Civitatis International describes itself as “a truly impartial global foundation for international peace” that is “committed to promoting peace, dialogue and cooperation between nations and civilisations by convening Policy Seminars for the Ambassadors to the Court of St. James’s.”

Graduate Fog, an advice website which supports fair treatment of former students in the workplace, tipped off The Observer about the think tank’s treatment of interns after being approached by a former Civitatis junior associate.

Tanya de Grunwald, who runs Graduate Fog, condemned Civitatis’s “Junior Associate Training Course”,

saying: “Employing unpaid interns is bad enough, but charging them for a reference when they leave is appalling.

“We keep being assured that the graduate job market is picking up, but this case shows that there are still dark corners of it where unscrupulous employers find they can take advantage of young jobseekers’ desperation and naivety. This guy should be ashamed.”
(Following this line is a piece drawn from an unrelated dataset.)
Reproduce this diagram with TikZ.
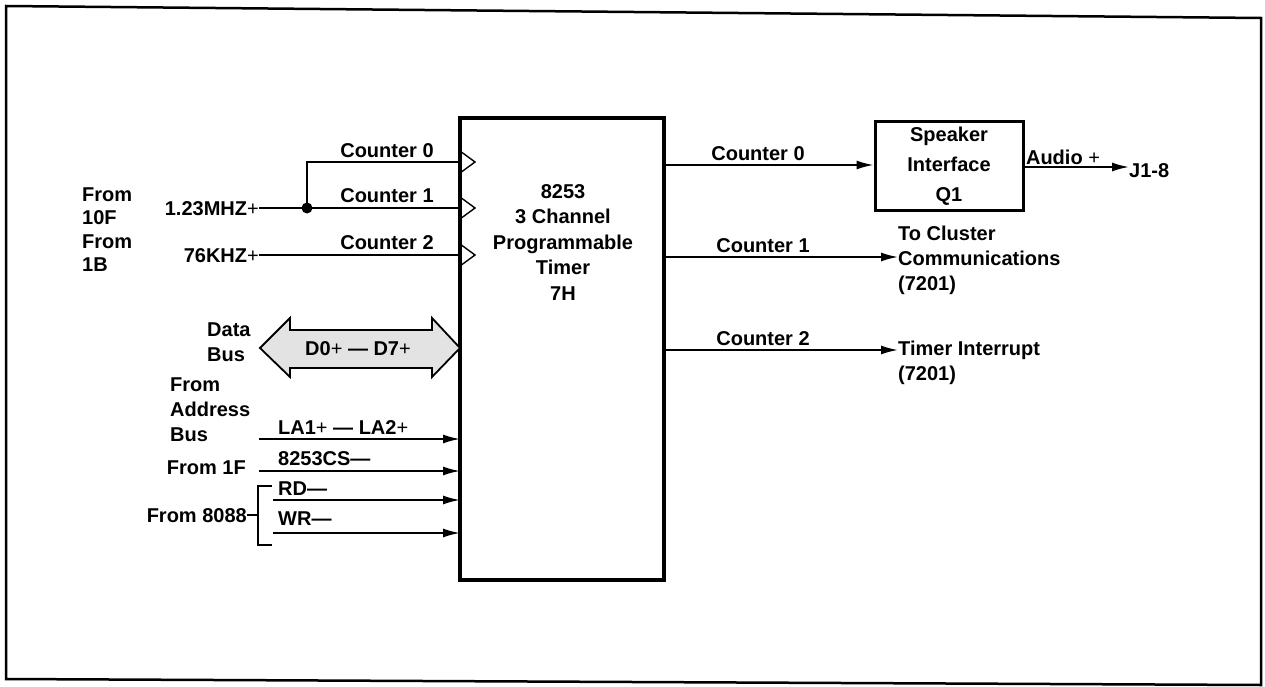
\documentclass[tikz,border=0pt]{standalone}
\usepackage{fontspec}
\setmainfont{Liberation Sans}
\usetikzlibrary{arrows.meta}
\newcommand\lblfont{\fontsize{20}{25}\selectfont\bfseries}
\newcommand\pl{{\mdseries+}}
\begin{document}
\begin{tikzpicture}[x=1pt,y=-1pt,
  lbl/.style={font=\lblfont, inner sep=0pt},
  wire/.style={line width=1.8pt},
  sig/.style={line width=1.8pt, -{Latex[length=17pt,width=9pt]}},
  clk/.style={line width=1.4pt},
  chipbox/.style={draw, line width=4pt, minimum width=204pt, minimum height=462pt, inner sep=0pt},
  spkbox/.style={draw, line width=3pt, minimum width=148pt, minimum height=88pt, inner sep=0pt, align=center, font=\fontsize{20}{30}\selectfont\bfseries}
]
\useasboundingbox (0,0) rectangle (1265,687);
% frame
\draw[line width=2.5pt] (6,6) -- (1261,18) -- (1261,685) -- (6,679) -- cycle;

% main chip
\node[chipbox] (chip) at (562,349) {};
\node[lbl, anchor=north, align=center, font=\fontsize{20}{25.5}\selectfont\bfseries] (chiptxt) at (563,184)
  {8253\\3 Channel\\Programmable\\Timer\\7H};

% clock inputs triangles
\coordinate (c0in) at (460,162);
\coordinate (c1in) at (460,208);
\coordinate (c2in) at (460,255);
\draw[clk] (460,151) -- (475,162) -- (460,173);
\draw[clk] (460,197) -- (475,208) -- (460,219);
\draw[clk] (460,244) -- (475,255) -- (460,266);

% left clock sources
\node[lbl, anchor=north west, align=left, font=\fontsize{20}{23.5}\selectfont\bfseries] (from10f) at (82,187.5)
  {From\\10F\\From\\1B};
\node[lbl, anchor=base east] (mhz) at (259,215.2) {1.23MHZ\pl};
\node[lbl, anchor=base east] (khz) at (259,262.2) {76KHZ\pl};
\coordinate (junc) at (307,208);
\coordinate (c0up) at (307,162);
\draw[wire] (mhz.east |- c1in) -- (c1in);
\draw[wire] (junc) -- (c0up) -- (c0in);
\draw[wire] (khz.east |- c2in) -- (c2in);
\fill (junc) circle (5.5pt);
\node[lbl, anchor=base] (lc0) at (387,157.2) {Counter 0};
\node[lbl, anchor=base] (lc1) at (387,202.2) {Counter 1};
\node[lbl, anchor=base] (lc2) at (387,249.2) {Counter 2};

% data bus
\node[lbl, anchor=north west, align=left] (datalbl) at (207,322.5) {Data\\Bus};
\draw[line width=1.8pt, fill=gray!22] (260,348) -- (290,318) -- (290,330) -- (432,330) -- (432,318) -- (460,348)
  -- (432,377) -- (432,368) -- (290,368) -- (290,377) -- cycle;
\node[lbl, anchor=base] (dbus) at (358,355.2) {D0\pl\ --- D7\pl};

% address and control
\node[lbl, anchor=north west, align=left] (addrlbl) at (170,377.5) {From\\Address\\Bus};
\coordinate (las) at (259,439);  \coordinate (lae) at (460,439);
\coordinate (css) at (259,471);  \coordinate (cse) at (460,471);
\coordinate (rds) at (273,500);  \coordinate (rde) at (460,500);
\coordinate (wrs) at (273,533);  \coordinate (wre) at (460,533);
\draw[sig] (las) -- (lae);
\draw[sig] (css) -- (cse);
\draw[sig] (rds) -- (rde);
\draw[sig] (wrs) -- (wre);
\node[lbl, anchor=base west] (lalbl) at (278,434.2) {LA1\pl\ --- LA2\pl};
\node[lbl, anchor=base west] (cslbl) at (278,465.2) {8253CS---};
\node[lbl, anchor=base east] (from1f) at (246,474.2) {From 1F};
\node[lbl, anchor=base west] (rdlbl) at (278,495.2) {RD---};
\node[lbl, anchor=base west] (wrlbl) at (278,525.2) {WR---};
\node[lbl, anchor=base east] (from8088) at (247,522.2) {From 8088};
\draw[wire] (272,486) -- (258,486) -- (258,545) -- (272,545);
\draw[wire] (from8088.east |- 0,515) -- (258,515);

% outputs
\node[spkbox] (spk) at (949,166) {Speaker\\Interface\\Q1};
\coordinate (o0) at (664,165);
\draw[sig] (o0) -- (spk.west |- o0);
\node[lbl, anchor=base] (ro0) at (758,160.2) {Counter 0};
\node[lbl, anchor=base] (audio) at (1063,164.2) {Audio \pl};
\node[lbl, anchor=base west] (j18) at (1129,177.2) {J1-8};
\coordinate (aud) at (1024,167);
\draw[sig] (aud) -- (j18.west |- aud);

\coordinate (o1) at (664,257);
\node[lbl, anchor=north west, align=left] (cluster) at (898,225.5) {To Cluster\\Communications\\(7201)};
\draw[sig] (o1) -- (cluster.west |- o1);
\node[lbl, anchor=base] (ro1) at (763,252.2) {Counter 1};

\coordinate (o2) at (664,350);
\node[lbl, anchor=north west, align=left] (tint) at (898,340.5) {Timer Interrupt\\(7201)};
\draw[sig] (o2) -- (tint.west |- o2);
\node[lbl, anchor=base] (ro2) at (763,345.2) {Counter 2};
\end{tikzpicture}
\end{document}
Mortier, a former advisor to Liberal Democrat peer Lord Garden, responded to Graduate Fog and The Observer by having the think tank issue a comprehensive press statement.

In it, The Observer’s articles are called “inaccurate” and “distasteful”.

Civitatis states: “We would like to take this opportunity to reiterate that the Junior Associate Training Course was a highly respected training course and not an internship.”

It continues: “Although we do not have to justify the fees charged for that training course, the fees charged were always invested back in to the Junior Associate to include sponsored formal dinners, evening socials and attendance at high-level private conferences.

The fees for this three month course were far less than a one day project management training course.”

Referring to the whistleblower who brought the think tank to Graduate Fog and The Observer’s attention, Civitatis states: “We were aware of the person in 2010, who in late 2014, initiated these allegations and a campaign against us with cyber criminal organisations and can confirm that they did not pass the Junior Associate Training Course, nor were they ever charged for a reference.

“We believe the real issue here is why are so many young people in the United Kingdom considered unemployable by employers in comparison to other regions of the world.”

Graduate Fog criticised the statement for “[suggesting] that that many UK graduates are ‘unemployable’ without the help of paid-for training programmes” and concluded: “Graduate Fog thinks that Jan Mortier should stop ranting and just apologise. For everything. When […] 8,000 members of the public feel compelled to hit ‘Share’ on a story calling you out, even the most arrogant of bosses should consider whether perhaps it’s their judgement that’s bad, not everybody else’s.”